Tuesday, December 22, 2009

Clarity??

So I called my brother tonight for some much needed guidance. He is currently working on his 3rd college degree after graduating from Yale. He is attending Boston University and he's gonna be a preacher man... in case you can't tell, I'm pretty proud of him :)

Anyway, because he has been my rock through this whole horrible thing, and because he is literally a genius, I needed his point of view and advice. I asked him what I could do to stop being so angry about Doug getting away with what he did. I told him that even I know it is not healthy to only be able to sleep if I think about all the ways Doug could and should be maimed and killed... seriously, not good. I told him that although I knew he would be judged by God in the end, it doesn't help the here and now.

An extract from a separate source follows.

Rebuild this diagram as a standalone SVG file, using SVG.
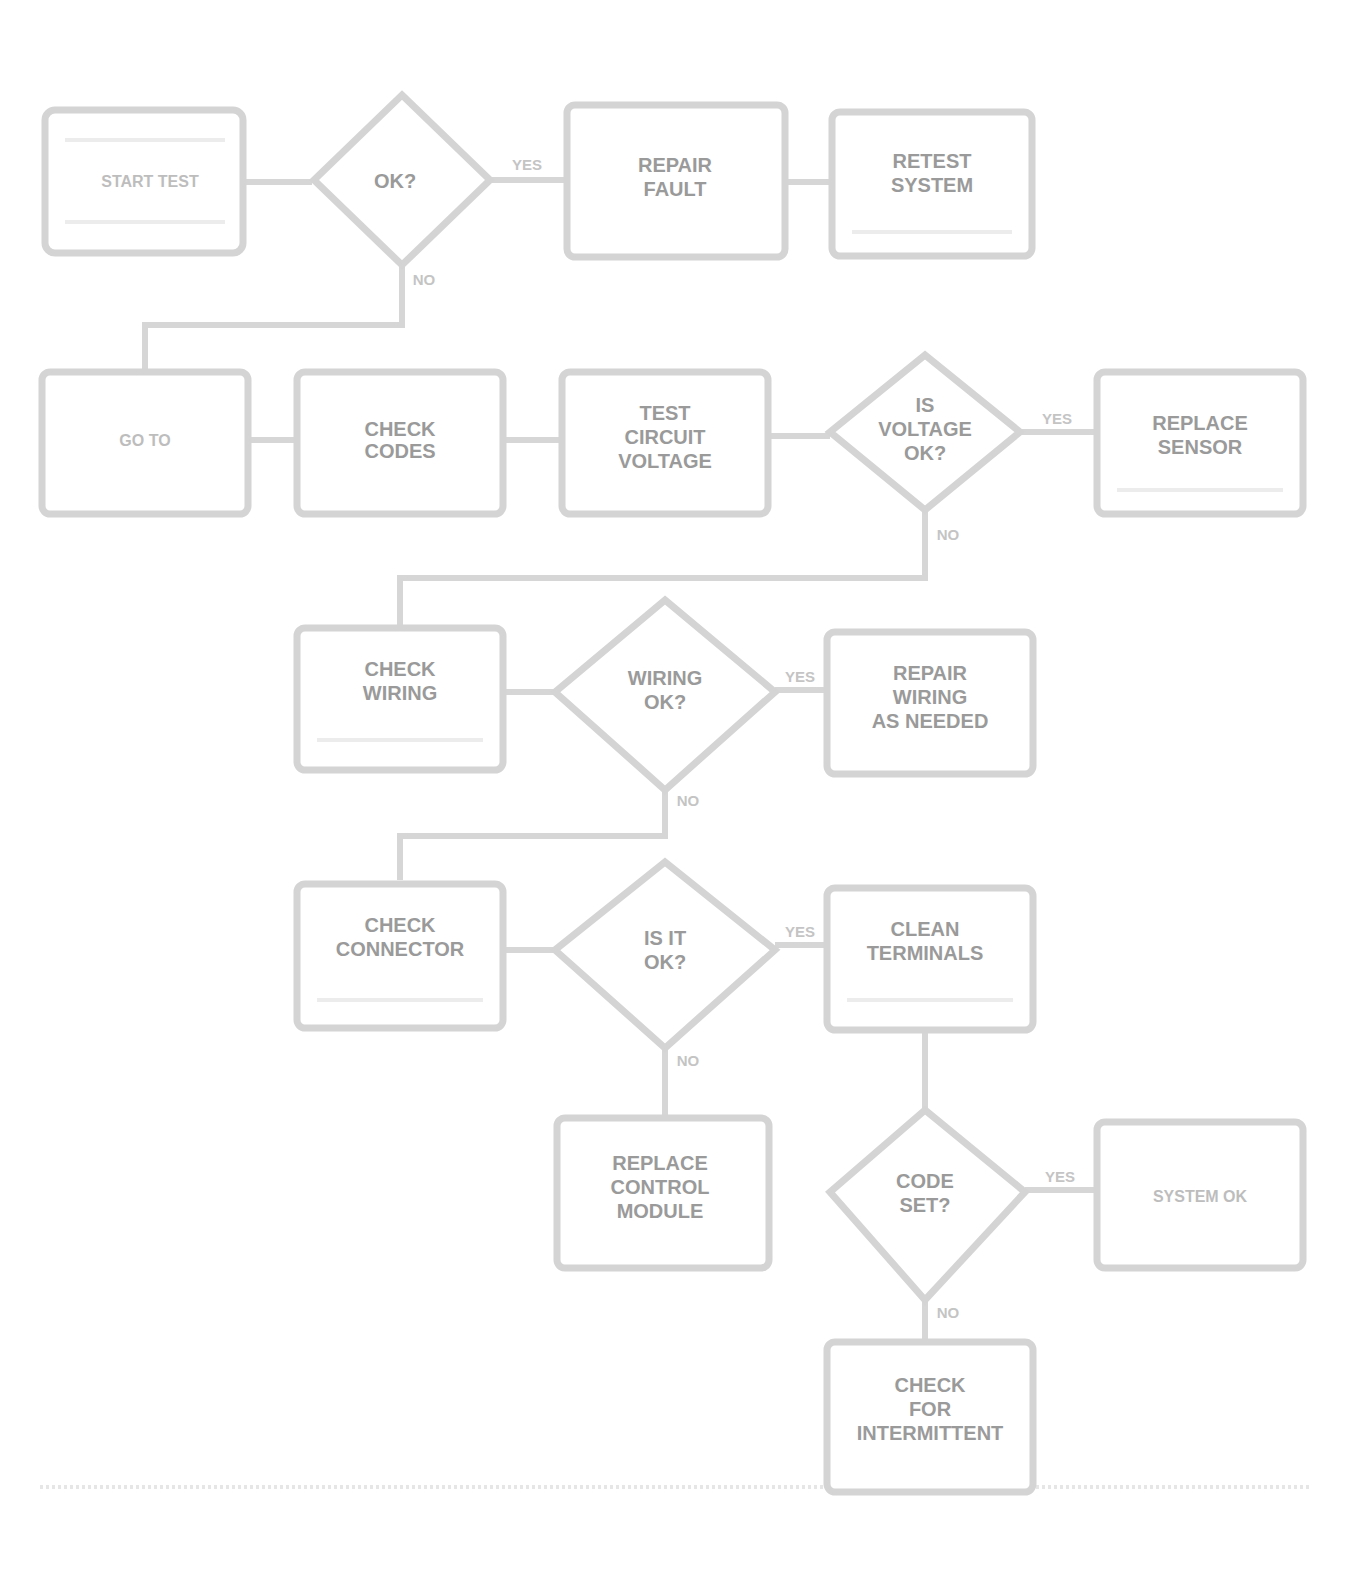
<svg xmlns="http://www.w3.org/2000/svg" width="1359" height="1578" viewBox="0 0 1359 1578">
<defs>
<style>
.box{fill:#ffffff;stroke:#d4d4d4;stroke-width:7}
.inner{fill:none;stroke:#ececec;stroke-width:4}
.dia{fill:#ffffff;stroke:#d4d4d4;stroke-width:7}
.t{font-family:"Liberation Sans",Arial,sans-serif;font-weight:bold;font-size:20px;fill:#9a9a9a;text-anchor:middle}
.tl{font-family:"Liberation Sans",Arial,sans-serif;font-weight:bold;font-size:16px;fill:#bdbdbd;text-anchor:middle}
.yn{font-family:"Liberation Sans",Arial,sans-serif;font-weight:bold;font-size:15px;fill:#c4c4c4;text-anchor:middle}
.c{fill:none;stroke:#d6d6d6;stroke-width:6}
</style>
</defs>
<rect width="1359" height="1578" fill="#ffffff"/>
<g id="connectors">
<path class="c" d="M245,182 L312,182"/>
<path class="c" d="M490,180 L565,180"/>
<path class="c" d="M785,182 L830,182"/>
<path class="c" d="M402,265 L402,325 L145,325 L145,370"/>
<path class="c" d="M250,440 L295,440"/>
<path class="c" d="M505,440 L560,440"/>
<path class="c" d="M770,436 L830,436"/>
<path class="c" d="M1020,432 L1095,432"/>
<path class="c" d="M925,510 L925,578 L400,578 L400,625"/>
<path class="c" d="M505,692 L555,692"/>
<path class="c" d="M775,690 L825,690"/>
<path class="c" d="M665,790 L665,836 L400,836 L400,880"/>
<path class="c" d="M505,950 L555,950"/>
<path class="c" d="M775,945 L825,945"/>
<path class="c" d="M665,1048 L665,1115"/>
<path class="c" d="M925,1030 L925,1110"/>
<path class="c" d="M1025,1190 L1095,1190"/>
<path class="c" d="M925,1300 L925,1340"/>
<path d="M40,1487 L1310,1487" fill="none" stroke="#e6e6e6" stroke-width="4" stroke-dasharray="3 3"/>
</g>
<g id="labels">
<text class="yn" x="527" y="170">YES</text>
<text class="yn" x="424" y="285">NO</text>
<text class="yn" x="1057" y="424">YES</text>
<text class="yn" x="948" y="540">NO</text>
<text class="yn" x="800" y="682">YES</text>
<text class="yn" x="688" y="806">NO</text>
<text class="yn" x="800" y="937">YES</text>
<text class="yn" x="688" y="1066">NO</text>
<text class="yn" x="1060" y="1182">YES</text>
<text class="yn" x="948" y="1318">NO</text>
</g>
<g id="n1">
<rect class="box" x="45" y="110" width="198" height="143" rx="10"/>
<path class="inner" d="M65,140 L225,140 M65,222 L225,222"/>
<text class="tl" x="150" y="187">START TEST</text>
</g>
<g id="d1">
<polygon class="dia" points="402,95 490,180 402,265 314,180"/>
<text class="t" x="395" y="188">OK?</text>
</g>
<g id="n2">
<rect class="box" x="567" y="105" width="218" height="152" rx="8"/>
<text class="t" x="675" y="172">REPAIR</text>
<text class="t" x="675" y="196">FAULT</text>
</g>
<g id="n3">
<rect class="box" x="832" y="112" width="200" height="144" rx="8"/>
<text class="t" x="932" y="168">RETEST</text>
<text class="t" x="932" y="192">SYSTEM</text>
<path class="inner" d="M852,232 L1012,232"/>
</g>
<g id="n4">
<rect class="box" x="42" y="372" width="206" height="142" rx="8"/>
<text class="tl" x="145" y="446">GO TO</text>
</g>
<g id="n5">
<rect class="box" x="297" y="372" width="206" height="142" rx="8"/>
<text class="t" x="400" y="436">CHECK</text>
<text class="t" x="400" y="458">CODES</text>
</g>
<g id="n6">
<rect class="box" x="562" y="372" width="206" height="142" rx="8"/>
<text class="t" x="665" y="420">TEST</text>
<text class="t" x="665" y="444">CIRCUIT</text>
<text class="t" x="665" y="468">VOLTAGE</text>
</g>
<g id="d2">
<polygon class="dia" points="925,355 1020,432 925,510 830,432"/>
<text class="t" x="925" y="412">IS</text>
<text class="t" x="925" y="436">VOLTAGE</text>
<text class="t" x="925" y="460">OK?</text>
</g>
<g id="n7">
<rect class="box" x="1097" y="372" width="206" height="142" rx="8"/>
<text class="t" x="1200" y="430">REPLACE</text>
<text class="t" x="1200" y="454">SENSOR</text>
<path class="inner" d="M1117,490 L1283,490"/>
</g>
<g id="n8">
<rect class="box" x="297" y="628" width="206" height="142" rx="8"/>
<text class="t" x="400" y="676">CHECK</text>
<text class="t" x="400" y="700">WIRING</text>
<path class="inner" d="M317,740 L483,740"/>
</g>
<g id="d3">
<polygon class="dia" points="665,600 775,692 665,790 555,692"/>
<text class="t" x="665" y="685">WIRING</text>
<text class="t" x="665" y="709">OK?</text>
</g>
<g id="n9">
<rect class="box" x="827" y="632" width="206" height="142" rx="8"/>
<text class="t" x="930" y="680">REPAIR</text>
<text class="t" x="930" y="704">WIRING</text>
<text class="t" x="930" y="728">AS NEEDED</text>
</g>
<g id="n10">
<rect class="box" x="297" y="884" width="206" height="144" rx="8"/>
<text class="t" x="400" y="932">CHECK</text>
<text class="t" x="400" y="956">CONNECTOR</text>
<path class="inner" d="M317,1000 L483,1000"/>
</g>
<g id="d4">
<polygon class="dia" points="665,862 775,950 665,1048 555,950"/>
<text class="t" x="665" y="945">IS IT</text>
<text class="t" x="665" y="969">OK?</text>
</g>
<g id="n11">
<rect class="box" x="827" y="888" width="206" height="142" rx="8"/>
<text class="t" x="925" y="936">CLEAN</text>
<text class="t" x="925" y="960">TERMINALS</text>
<path class="inner" d="M847,1000 L1013,1000"/>
</g>
<g id="n12">
<rect class="box" x="557" y="1118" width="212" height="150" rx="8"/>
<text class="t" x="660" y="1170">REPLACE</text>
<text class="t" x="660" y="1194">CONTROL</text>
<text class="t" x="660" y="1218">MODULE</text>
</g>
<g id="d5">
<polygon class="dia" points="925,1110 1025,1192 925,1300 830,1192"/>
<text class="t" x="925" y="1188">CODE</text>
<text class="t" x="925" y="1212">SET?</text>
</g>
<g id="n13">
<rect class="box" x="1097" y="1122" width="206" height="146" rx="8"/>
<text class="tl" x="1200" y="1202">SYSTEM OK</text>
</g>
<g id="n14">
<rect class="box" x="827" y="1342" width="206" height="150" rx="8"/>
<text class="t" x="930" y="1392">CHECK</text>
<text class="t" x="930" y="1416">FOR</text>
<text class="t" x="930" y="1440">INTERMITTENT</text>
</g>
</svg>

Shelby told me of different religious beliefs concerning repentance and God's forgiveness. He explained to me that although Doug may decided to believe in God one day and even be saved, that it isn't enough. See, it's one thing to ask God's forgiveness, but another to truly repent and own up to what you did. He would have to show a true change in character and try and make things right in some way. This includes asking my daughter's forgiveness and admitting what he did. THAT is the way to truly have God's forgiveness.

Doug will never do these things because he is a coward- I know this. I know he will meet God one day and be sent where he belongs... it will be hot there. I guess it means time- time to accept that while still alive, Doug will not be held accountable. Time to heal from what he has done. It's hard though, it doesn't seem time is moving fast enough. I become the most angry when I see my daughter having a hard time. Knowing he will be out tomorrow has been real hard on her- she doesn't sleep well lately because of nightmares, she's on edge, worried. As a mother, it breaks my heart and then I get really pissed off at what he's done to her.

There's nothing I can do about the injustice of it and that's also hard as a mother. When you're baby is hurt you want the one who did it to pay... and in the case of Doug, he hasn't paid at all.

So tomorrow morning I will receive a call from the VINE network letting me know the sick bastard is out. It will suck, I'll be in a supremely bitchy mood and I can guarantee I will go to bed dreaming of big semi trucks smashing into him and Lucifer, crushing them just enough die a slow and painful death while fully conscious. The next day will be totally different because I will be finishing Christmas shopping, then Christmas day, then.... I am hoping that every day will be better, that every day my daughter and I will continue to heal from Doug's abuse and to focus on the fact that he didn't win- not really.